- [DATASET EXTRACT]

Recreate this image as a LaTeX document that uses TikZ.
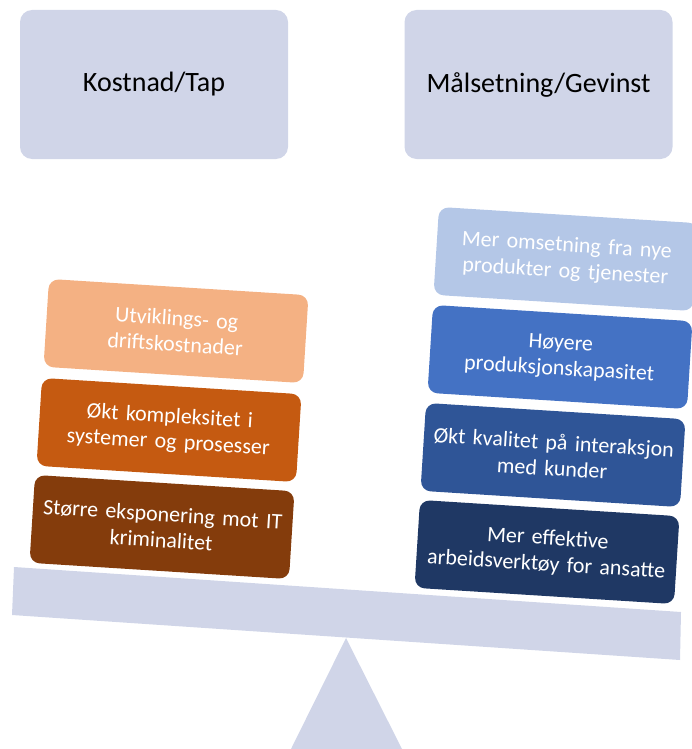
\documentclass[tikz,border=0pt]{standalone}
\usepackage{fontspec}
\setmainfont{Carlito}
\definecolor{scalegrey}{HTML}{D0D5E8}
\definecolor{costA}{HTML}{F4B183}
\definecolor{costB}{HTML}{C55A11}
\definecolor{costC}{HTML}{843C0C}
\definecolor{gainA}{HTML}{B4C7E7}
\definecolor{gainB}{HTML}{4472C4}
\definecolor{gainC}{HTML}{2F5597}
\definecolor{gainD}{HTML}{1F3864}
\begin{document}
\begin{tikzpicture}[x=1pt,y=-1pt,
  header/.style={fill=scalegrey, rounded corners=12pt, minimum width=268pt,
    minimum height=149pt, inner sep=0pt, text=black,
    font=\fontsize{28}{34}\selectfont},
  weight/.style={fill=#1, rounded corners=10pt, minimum height=88pt,
    text width=244pt, inner sep=8pt, align=center, text=white,
    font=\fontsize{22}{26}\selectfont, rotate=-3.6}]
  \useasboundingbox (0,0) rectangle (692,749);

  % fulcrum and beam of the scale
  \coordinate (apex) at (346,638);
  \coordinate (footL) at (291,749);
  \coordinate (footR) at (402,749);
  \fill[scalegrey] (apex) -- (footR) -- (footL) -- cycle;
  \coordinate (beamTL) at (14,567);
  \coordinate (beamTR) at (681,612);
  \coordinate (beamBR) at (680,660);
  \coordinate (beamBL) at (12,615);
  \fill[scalegrey] (beamTL) -- (beamTR) -- (beamBR) -- (beamBL) -- cycle;

  % column headings
  \node[header] (cost) at (154,84.5) {Kostnad/Tap};
  \node[header] (gain) at (538.5,84.5) {Målsetning/Gevinst};

  % cost side
  \node[weight=costA] (c1) at (176,331) {Utviklings- og\\driftskostnader};
  \node[weight=costB] (c2) at (169,430) {Økt kompleksitet i\\systemer og prosesser};
  \node[weight=costC] (c3) at (162,527) {Større eksponering mot IT\\kriminalitet};

  % gain side
  \node[weight=gainA] (g1) at (566,259) {Mer omsetning fra nye\\produkter og tjenester};
  \node[weight=gainB] (g2) at (560,357) {Høyere\\produksjonskapasitet};
  \node[weight=gainC] (g3) at (553,455) {Økt kvalitet på interaksjon\\med kunder};
  \node[weight=gainD] (g4) at (547,552) {Mer effektive\\arbeidsverktøy for ansatte};
\end{tikzpicture}
\end{document}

- [REQUEST] Transcribe all the lines above exactly, apart from the pictures.

- [THE COMPLETED TASK]
Recreate this image as a LaTeX document that uses TikZ.
\documentclass[tikz,border=0pt]{standalone}
\usepackage{fontspec}
\setmainfont{Carlito}
\definecolor{scalegrey}{HTML}{D0D5E8}
\definecolor{costA}{HTML}{F4B183}
\definecolor{costB}{HTML}{C55A11}
\definecolor{costC}{HTML}{843C0C}
\definecolor{gainA}{HTML}{B4C7E7}
\definecolor{gainB}{HTML}{4472C4}
\definecolor{gainC}{HTML}{2F5597}
\definecolor{gainD}{HTML}{1F3864}
\begin{document}
\begin{tikzpicture}[x=1pt,y=-1pt,
  header/.style={fill=scalegrey, rounded corners=12pt, minimum width=268pt,
    minimum height=149pt, inner sep=0pt, text=black,
    font=\fontsize{28}{34}\selectfont},
  weight/.style={fill=#1, rounded corners=10pt, minimum height=88pt,
    text width=244pt, inner sep=8pt, align=center, text=white,
    font=\fontsize{22}{26}\selectfont, rotate=-3.6}]
  \useasboundingbox (0,0) rectangle (692,749);

  % fulcrum and beam of the scale
  \coordinate (apex) at (346,638);
  \coordinate (footL) at (291,749);
  \coordinate (footR) at (402,749);
  \fill[scalegrey] (apex) -- (footR) -- (footL) -- cycle;
  \coordinate (beamTL) at (14,567);
  \coordinate (beamTR) at (681,612);
  \coordinate (beamBR) at (680,660);
  \coordinate (beamBL) at (12,615);
  \fill[scalegrey] (beamTL) -- (beamTR) -- (beamBR) -- (beamBL) -- cycle;

  % column headings
  \node[header] (cost) at (154,84.5) {Kostnad/Tap};
  \node[header] (gain) at (538.5,84.5) {Målsetning/Gevinst};

  % cost side
  \node[weight=costA] (c1) at (176,331) {Utviklings- og\\driftskostnader};
  \node[weight=costB] (c2) at (169,430) {Økt kompleksitet i\\systemer og prosesser};
  \node[weight=costC] (c3) at (162,527) {Større eksponering mot IT\\kriminalitet};

  % gain side
  \node[weight=gainA] (g1) at (566,259) {Mer omsetning fra nye\\produkter og tjenester};
  \node[weight=gainB] (g2) at (560,357) {Høyere\\produksjonskapasitet};
  \node[weight=gainC] (g3) at (553,455) {Økt kvalitet på interaksjon\\med kunder};
  \node[weight=gainD] (g4) at (547,552) {Mer effektive\\arbeidsverktøy for ansatte};
\end{tikzpicture}
\end{document}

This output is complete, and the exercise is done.